October 02, 2012

A funny yet informative article that "mythbusts" commonly held beliefs about various survival techniques.
  • Here's a response to one of these Cracked incidents... As for serious lightning strikes, I've had experience. Out in the Pine Barrens a guy got fried in his tent about a mile away from me. My avoidance technique? Send ten dollars with a self-addressed return envelope to... Wait, I owe this info out of common humanity. So here it is... Wait for it... Wait for it... When the lightning started cracking I spotted a bank with good run-off, hunched down and watched the fireworks. Did I mention I'm a giraffe?
  • You haven't updated your profile yet though...
  • *Hangs head, updates profile*
  • Watched an old Bear Grylls episode yesterday with my kids (who adore Grylls) where he demonstrated how to get out of quicksand. Man, it's different to see it compared to reading a survival guide somewhere. tl;dr: this post needs videos.
  • this post needs videos How to punch a shark Seems to work best on plush sharks.

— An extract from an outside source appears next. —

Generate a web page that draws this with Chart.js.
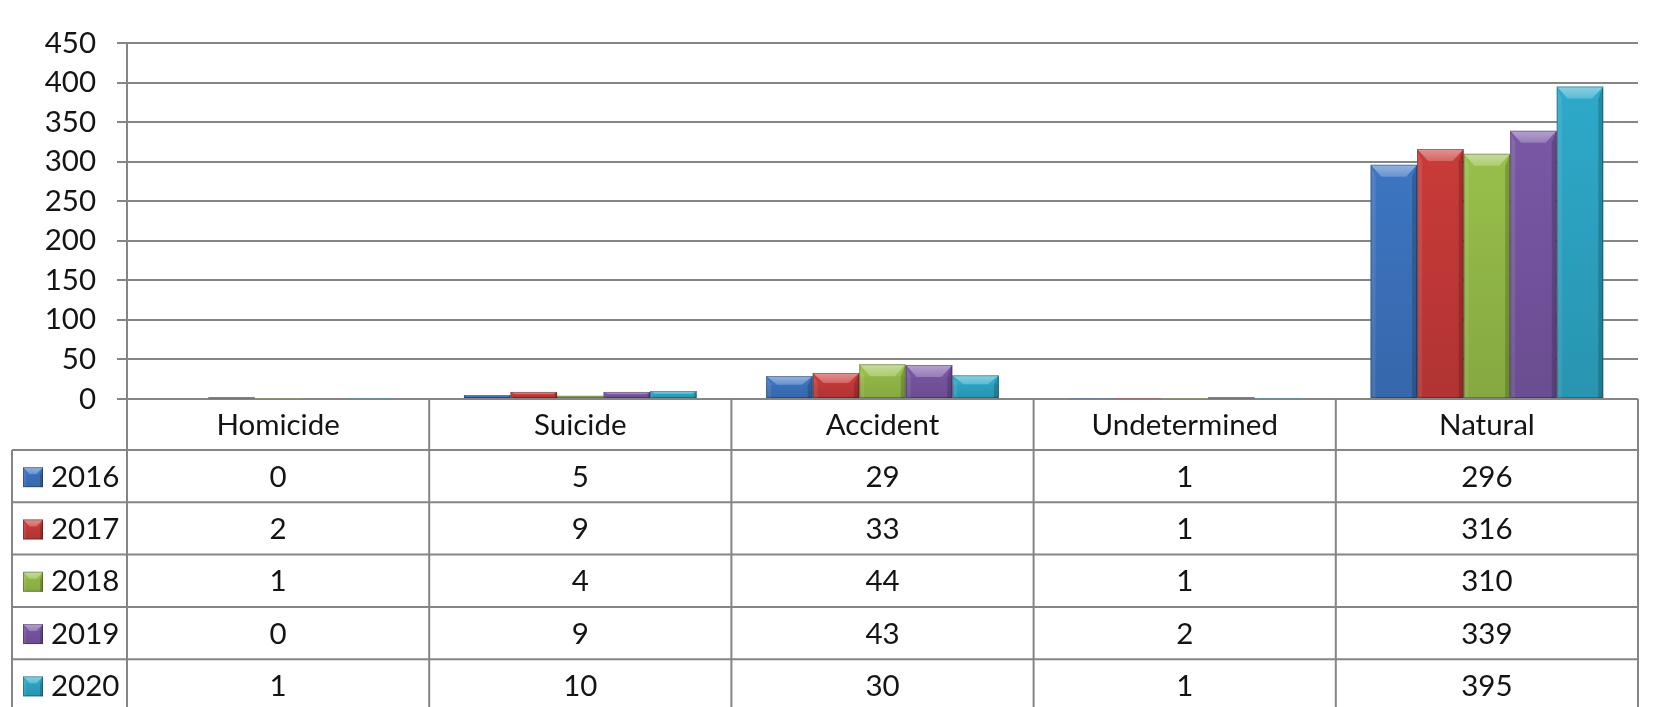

  • The worst earthquake in this area in decades (but still only a 6.5 - also a year before I moved here) had only two fatalities... two ladies who knew they were in a building that had not been Earthquake-Retrofitted (a requirement that arose after county lawmakers saw the devastating 1994 Northridge Quake... which I WAS 2.3 miles from the epicenter of) so they ran to the front of the building to be safe... and got buried under the crumbling front facade. If they'd stayed where they were, they'd have been safe. As for that Northridge quake... I was on a waterbed with my wife and dog when it happened... imagine an enclosed tsunami... the dog was the only one of us who could get out of bed before it stopped. The bedroom TV fell off the dresser and almost hit the dog. Otherwise, no damage (but I did get a little seasick). My father, living 3 miles FARTHER away and my boss, 10 MILES FATHER AWAY, both suffered significant damage to their homes. I never asked either if they had gotten into a doorway, because I didn't want to tell them I couldn't get out of bed.

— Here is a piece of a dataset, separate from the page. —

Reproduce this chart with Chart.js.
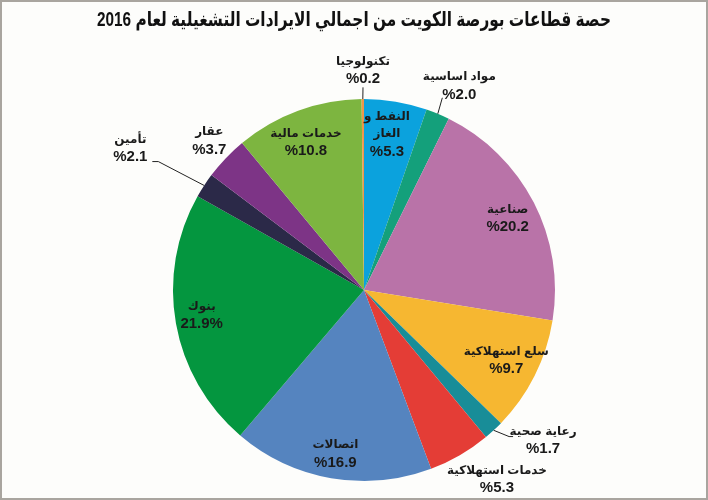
<!DOCTYPE html>
<html lang="ar">
<head>
<meta charset="UTF-8">
<title>حصة قطاعات بورصة الكويت</title>
<script src="https://cdn.jsdelivr.net/npm/chart.js"></script>
<style>
  html, body { margin: 0; padding: 0; background: #fdfdfb; }
  .frame { width: 704px; height: 496px; border: 2px solid #a9a59f; background: #fdfdfb; position: relative; }
  #grafico { position: absolute; left: -2px; top: -2px; }
</style>
</head>
<body>
<div class="frame">
  <canvas id="grafico" width="708" height="500"></canvas>
</div>

<script>
  // dados do grafico (fatia começa em cima, sentido horario)
  const titulo = 'حصة قطاعات بورصة الكويت من اجمالي الايرادات التشغيلية لعام 2016';
  const setores = ['النفط و|الغاز', 'مواد اساسية', 'صناعية', 'سلع استهلاكية', 'رعاية صحية',
    'خدمات استهلاكية', 'اتصالات', 'بنوك', 'تأمين', 'عقار', 'خدمات مالية', 'تكنولوجيا'];
  const percentuais = [5.3, 2.0, 20.2, 9.7, 1.7, 5.3, 16.9, 21.9, 2.1, 3.7, 10.8, 0.2];
  const textoValores = ['%5.3', '%2.0', '%20.2', '%9.7', '%1.7', '%5.3', '%16.9', '21.9%', '%2.1', '%3.7', '%10.8', '%0.2'];

  const cores = ['#0ba2dd', '#14a07b', '#b973a8', '#f6b731', '#188d98', '#e43d36',
    '#5584bf', '#04963f', '#2b2948', '#7d3486', '#7db540', '#f0964a'];

  // posicao dos rotulos: fator do raio e ajuste de angulo (graus)
  const posRotulos = [
    { r: 0.825, da: -1.2 }, { r: 1.18, da: 2.3 }, { r: 0.84, da: 0.8 }, { r: 0.83, da: -0.5 },
    { r: 1.225, da: -7.2 }, { r: 1.21, da: -5 }, { r: 0.87, da: 0 }, { r: 0.86, da: 1.3 },
    { r: 1.43, da: -2 }, { r: 1.125, da: 0.3 }, { r: 0.83, da: -1.3 }, { r: 1.15, da: 0.1 }
  ];
  // linhas guia: ponto final relativo ao rotulo (+ cotovelo opcional)
  const linhasGuia = {
    1: { fim: [-17, 12] },
    4: { fim: [-30, -4], cotovelo: [-34, -4] },
    8: { fim: [22, 13], cotovelo: [28, 13] },
    11: { fim: [0, 17] }
  };

  const fonteTexto = 'bold 12px "Liberation Sans", "DejaVu Sans", sans-serif';
  const fonteNumero = 'bold 15px "Liberation Sans", "DejaVu Sans", sans-serif';

  const pluginRotulos = {
    id: 'rotulos',
    afterDraw(chart) {
      const ctx = chart.ctx;
      const arcos = chart.getDatasetMeta(0).data;
      ctx.save();

      // titulo (ajustado para a largura do original)
      ctx.fillStyle = '#111';
      ctx.font = 'bold 20px "Liberation Sans", "DejaVu Sans", sans-serif';
      ctx.textAlign = 'center';
      ctx.textBaseline = 'middle';
      const largura = ctx.measureText(titulo).width;
      const esc = Math.min(1, 514 / largura);
      ctx.save();
      ctx.translate(354, 20);
      ctx.scale(esc, 1);
      ctx.fillText(titulo, 0, 0);
      ctx.restore();

      arcos.forEach(function (arco, i) {
        const p = arco.getProps(['x', 'y', 'startAngle', 'endAngle', 'outerRadius'], true);
        const meio = (p.startAngle + p.endAngle) / 2;
        const ang = meio + posRotulos[i].da * Math.PI / 180;
        const lx = p.x + Math.cos(ang) * p.outerRadius * posRotulos[i].r;
        const ly = p.y + Math.sin(ang) * p.outerRadius * posRotulos[i].r;

        const linhas = setores[i].split('|').concat([textoValores[i]]);
        const alt = 17.5;
        const y0 = ly - (linhas.length - 1) * alt / 2;
        ctx.fillStyle = '#1a1a1a';
        linhas.forEach(function (t, k) {
          ctx.font = (k === linhas.length - 1) ? fonteNumero : fonteTexto;
          ctx.fillText(t, lx, y0 + k * alt);
        });

        const guia = linhasGuia[i];
        if (guia) {
          const ex = p.x + Math.cos(meio) * p.outerRadius;
          const ey = p.y + Math.sin(meio) * p.outerRadius;
          ctx.strokeStyle = '#222';
          ctx.lineWidth = 1;
          ctx.beginPath();
          ctx.moveTo(ex, ey);
          if (guia.cotovelo) ctx.lineTo(lx + guia.cotovelo[0], ly + guia.cotovelo[1]);
          ctx.lineTo(lx + guia.fim[0], ly + guia.fim[1]);
          ctx.stroke();
        }
      });
      ctx.restore();
    }
  };

  const config = {
    type: 'pie',
    data: {
      labels: setores.map(s => s.replace('|', ' ')),
      datasets: [{
        data: percentuais,
        backgroundColor: cores,
        borderWidth: 0
      }]
    },
    options: {
      responsive: false,
      animation: false,
      rotation: 0,
      layout: { padding: { top: 99, bottom: 19, left: 173, right: 153 } },
      plugins: {
        legend: { display: false },
        tooltip: { enabled: false }
      }
    },
    plugins: [pluginRotulos]
  };

  new Chart(document.getElementById('grafico'), config);
</script>
</body>
</html>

  • The first thing I did in our first big quake was leap out of bed and head for the doorway. Now we are adept at the Stop Cover Hold which is recommended in NZ (and presumably in CA as well) - duck under a table, protect your head and if you can hold on to the table legs. There was a big email campaign (and it even made it to the papers) after the second big quake to do the Triangle of Life - but don't. Hmm, now I'm wondering what awesome survival tips we Monkeys have. I can only speak to how to survive near-hypothermia at an Eagles concert.
  • First, we get absentee ballots and vote early, just in case. Then... we hang from things that flex and springboard us to land on top of the rubble <:(!)
  • Yeah, I've already voted, so I'll be spoken for unless the County Seat collapses. As I've mentioned before, I'm living in the Middle of Nowhere (more specifically, halfway between San Luis Obispo and Pismo Beach), and there's not a ceiling crack in this 70+-year-old one-story structure so I can feel safe in jumping into bed and piling pillows on top of me rather than heading for the exit where there's a front porch with a less-substantial roof. I'm on flat ground, but there's a hill behind me with a couple mobile homes a couple hundred yards away and fifty feet up... if I went out front I'd be risking getting hit by a landsliding double-wide... Of course, the BIG deal, earthquake-wise, is the Nuclear Power Plant 6 miles due west of me that was built 30 years ago before they found all the faults in the region. Re-certifying in the next couple years will require Seismic Testing which includes doing some LOUD Sonar testing just off the coast... some say loud enough to kill off fish, including in one area where fishing is still a small industry. There will be public hearings at the end of the month... I expect the fishermen to be there with nets...
  • I just performed in San Luis Obispo. Lovely area, though looking around, it just "feels" earthquake prone".